On my bar shift an emergency St John Ambulance man summons me, M has collapsed, having lost his way to his car and walked up to the campervan parking. But he recovers well and finds his way home. Ambitious as always, he had shopped too long and lost his bearings.

The Younguns sharp and funny. ‘They look poor’ a young lad says to their zoom class, the microphone unwittingly still on. One of their team drank at the bar later and reminded me of the song of theirs I liked, ‘Dark Waters’, written at the height of refugees fleeing across waters to another safe land. Their album, Strangers, is a collection of stories they gathered on their journeys. Tom Pains bones.

T shirt -Almost Vegan.

Virginia – ‘It’s such a gentle festival’

Pauline, not on her dynamic form, I wonder why, then she tells me. ‘It’s the size of a football’, she said, dismissed by her doctors for a year, finally acknowledged and the op to remove it is in a few weeks time. She is being held by her good friends.

I sleep fitfully, side door of Mazda open, drifting in an out of Afghanistan, wondering how it would be to be a woman there now?

There is a continual measurement from previous times. The first time with glasses, and a mask. The first time I declined yoga until the last morning (remember Bharat from Nepal doing yoga here for the first time in his life?). First time watching joggers pass me by in the morning knowing I was not one of them.

‘More of a fair than a festival this year, observed John Ward.

The climbing man came in on the last evening, topping up on Trawler Boys. I recognised him and said I’d watched him nurture a young girl half way up the wall, and petrified.
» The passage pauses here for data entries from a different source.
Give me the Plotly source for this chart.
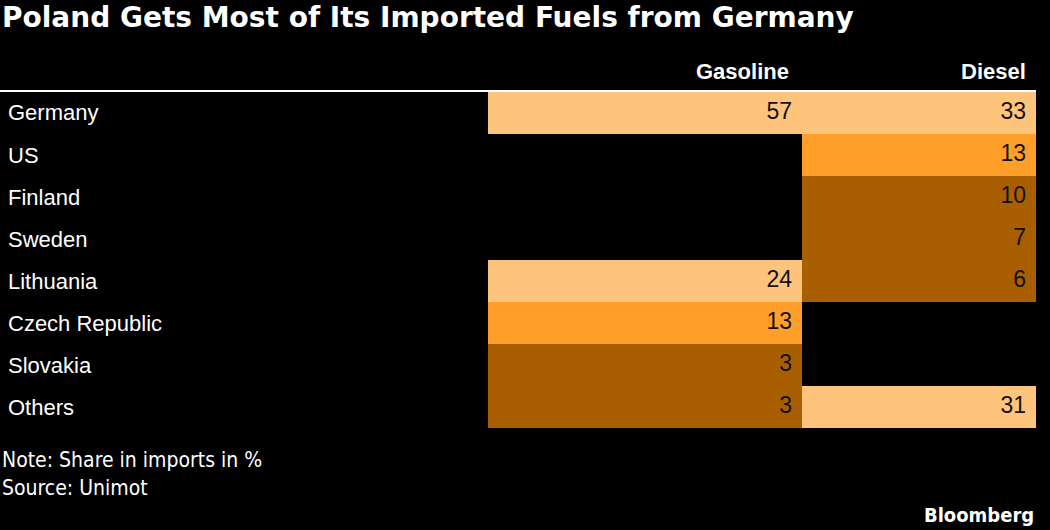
import plotly.graph_objects as go

countries = ['Germany', 'US', 'Finland', 'Sweden', 'Lithuania', 'Czech Republic', 'Slovakia', 'Others']
gasoline = [57, None, None, None, 24, 13, 3, 3]
diesel = [33, 13, 10, 7, 6, None, None, 31]
columns = ['Gasoline', 'Diesel']

W, H = 1050, 530
# column edges in data units (pixel widths of the two columns)
x_edges = [0, 314, 548]

def py(p):
    return 1 - p / H

z = [[g, d] for g, d in zip(gasoline, diesel)]

dark, mid, light = '#A95F00', '#FF9F29', '#FFC47C'
cscale = [[0, dark], [0.2, dark], [0.2, mid], [0.34, mid], [0.34, light], [1, light]]

fig = go.Figure()
fig.add_trace(go.Heatmap(
    z=z, x=x_edges, y=countries, zmin=0, zmax=60,
    colorscale=cscale, showscale=False, hoverinfo='skip', xgap=0, ygap=0,
))

# value labels, right aligned inside each cell
for ci, vals in enumerate([gasoline, diesel]):
    xs, ys, ts = [], [], []
    for c, v in zip(countries, vals):
        if v is not None:
            xs.append(x_edges[ci + 1] - 10)
            ys.append(c)
            ts.append(str(v))
    fig.add_trace(go.Scatter(
        x=xs, y=ys, text=ts, mode='text', textposition='middle left',
        textfont=dict(family='Liberation Sans', size=23, color='#111111'),
        hoverinfo='skip', showlegend=False,
    ))

fig.update_xaxes(range=[0, 548], domain=[488 / W, 1036 / W], visible=False, fixedrange=True)
fig.update_yaxes(range=[7.5, -0.5], domain=[py(428), py(92)], visible=False, fixedrange=True)

ann = []
for c in countries:
    ann.append(dict(x=6 / W, xref='paper', xanchor='left', y=c, yref='y', yanchor='middle',
                    text=c, showarrow=False,
                    font=dict(family='Liberation Sans', size=22, color='white')))

# column headers
hdr_right = [791, 1028]
for name, xr in zip(columns, hdr_right):
    ann.append(dict(x=xr / W, xref='paper', xanchor='right', y=py(72), yref='paper', yanchor='middle',
                    text='<b>' + name + '</b>', showarrow=False,
                    font=dict(family='Liberation Sans', size=22, color='white')))

ann.append(dict(x=0, xref='paper', xanchor='left', y=py(18), yref='paper', yanchor='middle',
                text='<b>Poland Gets Most of Its Imported Fuels from Germany</b>', showarrow=False,
                font=dict(family='DejaVu Sans', size=28, color='white')))
ann.append(dict(x=0, xref='paper', xanchor='left', y=py(460), yref='paper', yanchor='middle',
                text='Note: Share in imports in %', showarrow=False,
                font=dict(family='DejaVu Sans Condensed', size=21, color='white')))
ann.append(dict(x=0, xref='paper', xanchor='left', y=py(488), yref='paper', yanchor='middle',
                text='Source: Unimot', showarrow=False,
                font=dict(family='DejaVu Sans Condensed', size=21, color='white')))
ann.append(dict(x=1036 / W, xref='paper', xanchor='right', y=py(515), yref='paper', yanchor='middle',
                text='<b>Bloomberg</b>', showarrow=False,
                font=dict(family='DejaVu Sans Condensed', size=20, color='white')))

fig.update_layout(
    width=W, height=H,
    margin=dict(l=0, r=0, t=0, b=0),
    paper_bgcolor='black', plot_bgcolor='black',
    showlegend=False,
    annotations=ann,
    shapes=[dict(type='line', xref='paper', yref='paper', x0=0, x1=1036 / W, y0=py(91), y1=py(91),
                 line=dict(color='white', width=2))],
)

fig.write_html('out.html', config={'displayModeBar': False},
               post_script="document.body.style.margin='0';")
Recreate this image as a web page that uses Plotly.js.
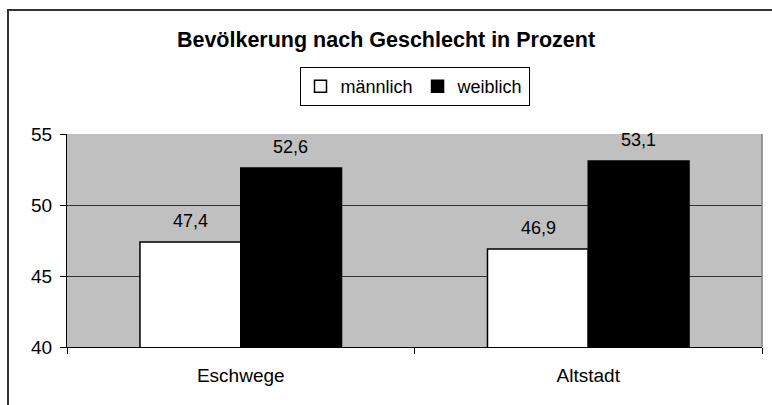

His arm around her, talking to her. ‘That’s what I do it for,’ he said. ‘Those moments that may pivot a life, moving out of a comfort zone into a courage to go further.’

Quince Vodka our team was given, along with cakes each session – what a great team. Zoe and Lee, the Gallaghers. Our bar finally closed, we settled by the fire, while Simon played a tune I know but now cannot remember (!) died and gone to heaven, watching the full moon, jupiter, great limes, amongst friends and strangers, near a warm fire.

Malcolm left us with our 4 paper sheets and a pencil (with no rubber) so the following morning I sketched the naked oak which had become my friend. I saw, once again, how in doing so, I came to see it more. See how the branches grew out of a bracelet of wood from the trunk, how vertical cracks formed in the trunk, how growths like warts formed. If only I could draw one day. Dare I hatch this plan and not fail – as I had done with my handwriting, still awkward irregular and untidy (!) – dare I vow to master a gift I had dallied with most of my life. A woman in our drawing group bought out her sketch pad. ‘I carry a sketch pad around with me everywhere, have done for years. See – it is empty. I have never had the confidence to start.’ And another woman declared ‘Yes, I am the same. So frightened of starting any book, I begin writing at the end’.

I walk the grounds of Glenham, observing great oaks, one split and hollow inside, one dieing back, one magnificent and healthy. In a conversation with Tess on the final morning I declare, I will draw a tree a day, dare I do it?

As I write this 4 days later, I have failed completely. 137 emails to answer, grass to cut and strim, Michael to attend to, Forest School and Green Party to organise their AGMs. Madness, I fill my time far too much, as if avoiding what I want to do. I must take stock, do less, look at trees.